News aus dem deutschen Theater
08.01.2020
So war die Premiere von Berlin Berlin
Der Startschuss in die 2020er fiel im Deutschen Theater so glitzernd, glanzvoll und glamourös wie es ihr Pendant der 1920er Jahren verheißen hat: Am 8. Januar feierte die stürmische Revue Berlin Berlin – Die große Show der Goldenen 20er Jahre ihre glänzende Münchenpremiere. Zuschauer und Promis – viele von ihnen stilecht gekleidet in Paillettenkleid, Federboa, Smoking und mehr – strömten voll Vorfreude ins Theater. „Ich freue mich vor allem auf Josephine Baker (Dominique Jackson).
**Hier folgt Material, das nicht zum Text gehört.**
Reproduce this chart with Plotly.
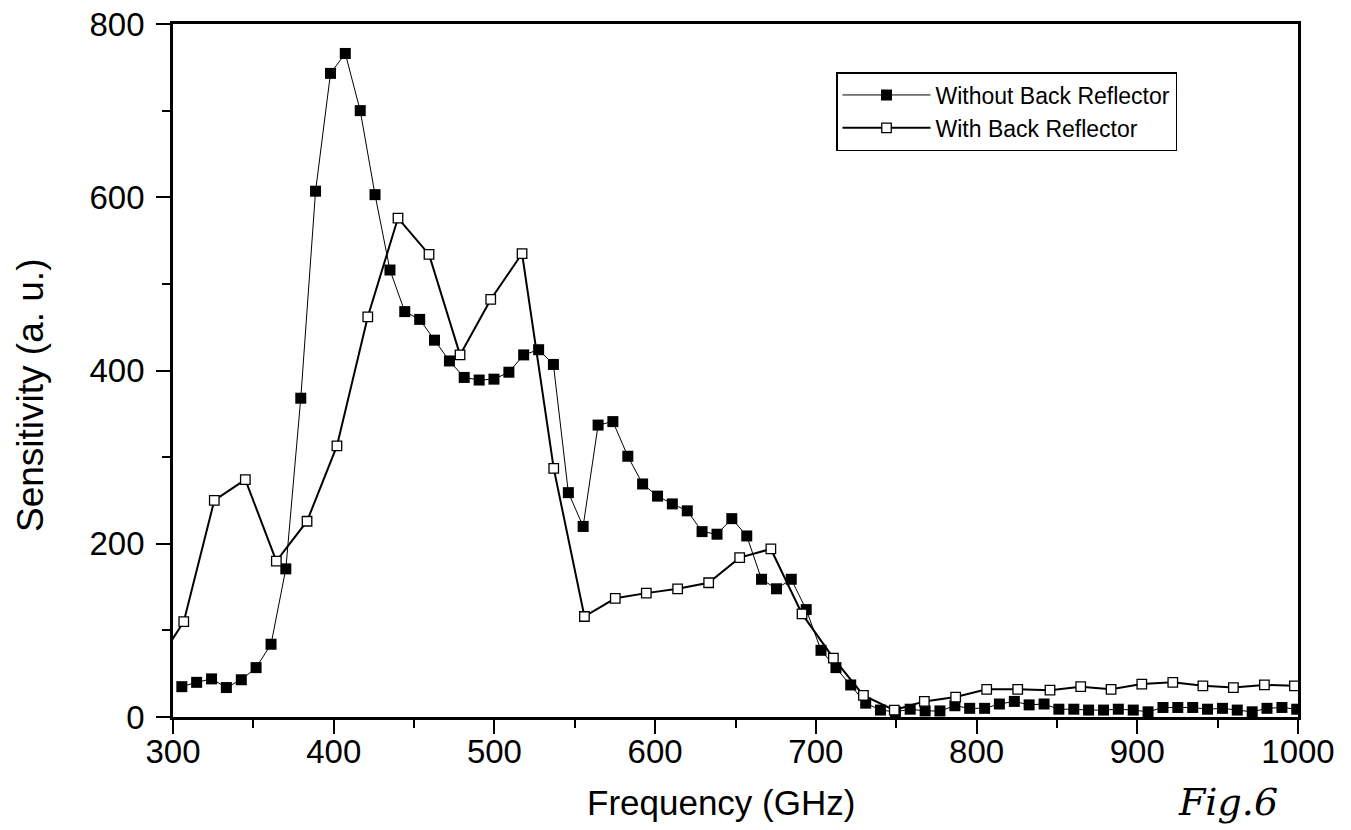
import plotly.graph_objects as go

# ---- data ----
freq_without = [305.5, 314.7, 324.0, 333.2, 342.5, 351.7, 361.0, 370.2, 379.5, 388.7,
                398.0, 407.2, 416.5, 425.7, 435.0, 444.2, 453.5, 462.7, 472.0, 481.2,
                490.5, 499.7, 509.0, 518.2, 527.5, 536.7, 546.0, 555.2, 564.5, 573.7,
                583.0, 592.2, 601.5, 610.7, 620.0, 629.2, 638.5, 647.7, 657.0, 666.2,
                675.5, 684.7, 694.0, 703.2, 712.5, 721.7, 731.0, 740.2, 749.5, 758.7,
                768.0, 777.2, 786.5, 795.7, 805.0, 814.2, 823.5, 832.7, 842.0, 851.2,
                860.5, 869.7, 879.0, 888.2, 897.5, 906.7, 916.0, 925.2, 934.5, 943.7,
                953.0, 962.2, 971.5, 980.7, 990.0, 999.2]
sens_without = [35, 40, 44, 34, 43, 57, 84, 171, 368, 607,
                743, 766, 700, 603, 516, 468, 459, 435, 411, 392,
                389, 390, 398, 418, 424, 407, 259, 220, 337, 341,
                301, 269, 255, 246, 238, 214, 211, 229, 209, 159,
                148, 159, 124, 77, 57, 37, 16, 8, 6, 9,
                7, 7, 13, 10, 10, 15, 18, 14, 15, 9,
                9, 8, 8, 9, 8, 6, 11, 11, 11, 9,
                10, 8, 6, 10, 11, 9]

freq_with = [287.5, 306.7, 325.7, 345.0, 364.3, 383.4, 402.0, 421.2, 440.0, 459.3,
             478.6, 497.7, 517.2, 536.9, 556.0, 575.2, 594.5, 614.0, 633.3, 652.6,
             672.0, 691.4, 710.9, 729.6, 748.8, 767.5, 787.0, 806.3, 825.6, 845.7,
             864.8, 883.7, 902.8, 922.1, 940.8, 959.8, 979.1, 997.8]
sens_with = [55, 110, 250, 274, 180, 226, 313, 462, 576, 534,
             418, 482, 535, 287, 116, 137, 143, 148, 155, 184,
             194, 119, 68, 25, 8, 18, 23, 32, 32, 31,
             35, 32, 38, 40, 36, 34, 37, 36]

x_ticks = [300, 400, 500, 600, 700, 800, 900, 1000]
y_ticks = [0, 200, 400, 600, 800]

FONT = "Liberation Sans, Arial, sans-serif"

fig = go.Figure()
fig.add_trace(go.Scatter(
    x=freq_without, y=sens_without, mode="lines+markers",
    name="Without Back Reflector",
    line=dict(color="black", width=1),
    marker=dict(symbol="square", size=11, color="black", line=dict(width=0)),
))
fig.add_trace(go.Scatter(
    x=freq_with, y=sens_with, mode="lines+markers",
    name="With Back Reflector",
    line=dict(color="black", width=2),
    marker=dict(symbol="square", size=9.5, color="white", line=dict(color="black", width=1.3)),
))

axis_common = dict(
    showgrid=False, zeroline=False, showline=True, linecolor="black", linewidth=2.8,
    mirror=True, ticks="outside", ticklen=14, tickwidth=2, tickcolor="black",
    tickfont=dict(family=FONT, size=33, color="black"), automargin=False,
)

fig.update_xaxes(
    range=[300, 1000], tickvals=x_ticks, ticktext=[str(v) for v in x_ticks],
    ticklabelstandoff=-11,
    minor=dict(ticks="outside", ticklen=8, tickwidth=2, tickcolor="black", dtick=50),
    **axis_common,
)
fig.update_yaxes(
    range=[0, 800], tickvals=y_ticks, ticktext=[str(v) for v in y_ticks],
    ticklabelstandoff=5,
    minor=dict(ticks="outside", ticklen=8, tickwidth=2, tickcolor="black", dtick=100),
    **axis_common,
)

L, R, T, B = 173, 53, 24, 113
PW, PH = 1351 - L - R, 830 - T - B

fig.update_layout(
    width=1351, height=830,
    margin=dict(l=L, r=R, t=T, b=B),
    paper_bgcolor="white", plot_bgcolor="white",
    showlegend=True,
    legend=dict(
        x=(836 - L) / PW, y=(830 - B - 72) / PH, xanchor="left", yanchor="top",
        bordercolor="black", borderwidth=1.5, bgcolor="white",
        font=dict(family=FONT, size=23, color="black"),
        itemwidth=88,
    ),
    annotations=[
        dict(text="Frequency (GHz)", xref="paper", yref="paper",
             x=(721 - L) / PW, y=(830 - B - 802) / PH, xanchor="center", yanchor="middle",
             showarrow=False, font=dict(family=FONT, size=35, color="black")),
        dict(text="Sensitivity (a. u.)", xref="paper", yref="paper", textangle=-90,
             x=(30 - L) / PW, y=(830 - B - 396) / PH, xanchor="center", yanchor="middle",
             showarrow=False, font=dict(family=FONT, size=37, color="black")),
        dict(text="<i>Fig.6</i>", xref="paper", yref="paper",
             x=(1228 - L) / PW, y=(830 - B - 802) / PH, xanchor="center", yanchor="middle",
             showarrow=False, font=dict(family="DejaVu Serif", size=38, color="black")),
    ],
)

fig.write_html("out.html")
Etwas Erotik, das passt ja zu mir“, lacht Günther Sigl von der Spider Murphy Gang.
Insbesondere die drei Burlesque-Künstlerinnen Chi Chi Bouvet von den Filly Follies, Bettie Berlin und Melody D’Amour stechen durch ihre extravaganten und originalgetreuen Outfits hervor. „Die große Diva Marlene Dietrich war natürlich schon immer eine Inspiration für uns“, erzählen sie. „Wir freuen uns darauf, ihr Double (Nina Janke) heute auf der Bühne zu erleben.”
Der Vorhang hebt sich im Admiralspalast
Der rote Samtvorhang hebt sich, die Show beginnt, der Conférencier (Martin Bermoser) breitet die Arme aus und heißt die Zuschauer gemeinsam mit seinem quirligen Ensemble im Berliner Admiralspalast zur Zeit der Roaring Twenties willkommen, den die Cast gekonnt nach München versetzt. In den folgenden zweieinhalb Stunden reißen kecke Darsteller/innen die Theatergäste in einen rasanten Strudel aus unsterblichen Hits und hemmungslosen Tänzen wie Charleston oder Lindy Hop mit. Besonders Sophia Euskirchen als Anita Berber begeistert: “Was für eine Stimme! Einfach toll”, schwärmt Schauspieler Sepp Schauer. Für die meisten Lacher des Abends sorgte mit Sicherheit Sebastian Prange als “Kutte”, die rechte Hand des Conférenciers.
Während der gesamten Show herrscht Bombenstimmung auf und vor der Bühne. “Ein fantastischer Abend ist das hier”, findet Kabarettistin Luise Kinseher. Im restlos ausverkauften Saal wippt, klatscht und feiert das Publikum beim Tanz auf dem brodelnden Vulkan ausgelassen mit. Evergreens wie „Just A Gigolo“ fahren in die Füße und bei so manchem Song muss man einfach einstimmen. Also: „Im weißen Rössl am Wolfgangsee, dort steht das Glück vor der Tür. Und ruft dir zu: Guten Morgen! Tritt ein und vergiss deine Sorgen…“
Ein kleines bisschen Glück
Es ist zwar weder „Wochenend“ noch „Sonnenschein“, aber insbesondere die Ohrwurm-Hits der Comedian Harmonists finden beim Publikum jubelnden Anklang. Nachdenklicher, fast schon wehmütig wird es bei Liedern wie „Irgendwo auf der Welt“, die die Brücke zu den dramatischen politischen Entwicklungen der vermeintlich „Goldenen“ Zwanziger schlagen.
Berlin Berlin zeichnet so ein authentisches Bild dieser verrückten Zeit, in der Weltwirtschaftskrise und drohender Krieg den Menschen das Gefühl gaben, das Ende der Welt sei nah – und dieser bedrückenden Stimmung entflohen sie mit immer heftigeren Partys, opulentem Entertainment und prickelnder Vergnügungslust. Und das „kleine bisschen Glück“ findet man damals wie heute bei den ungehemmten Revuen im Berliner/Münchner Admiralspalast. Noch beim Hinausgehen tänzeln und summen viele Gäste. Schauspieler Horst Kummeth fasst es zusammen: „Die Show ist furios, die Stimmen gigantisch und die Choreografien und Kostüme passen super, man wird richtig in diese Zeit zurückversetzt.”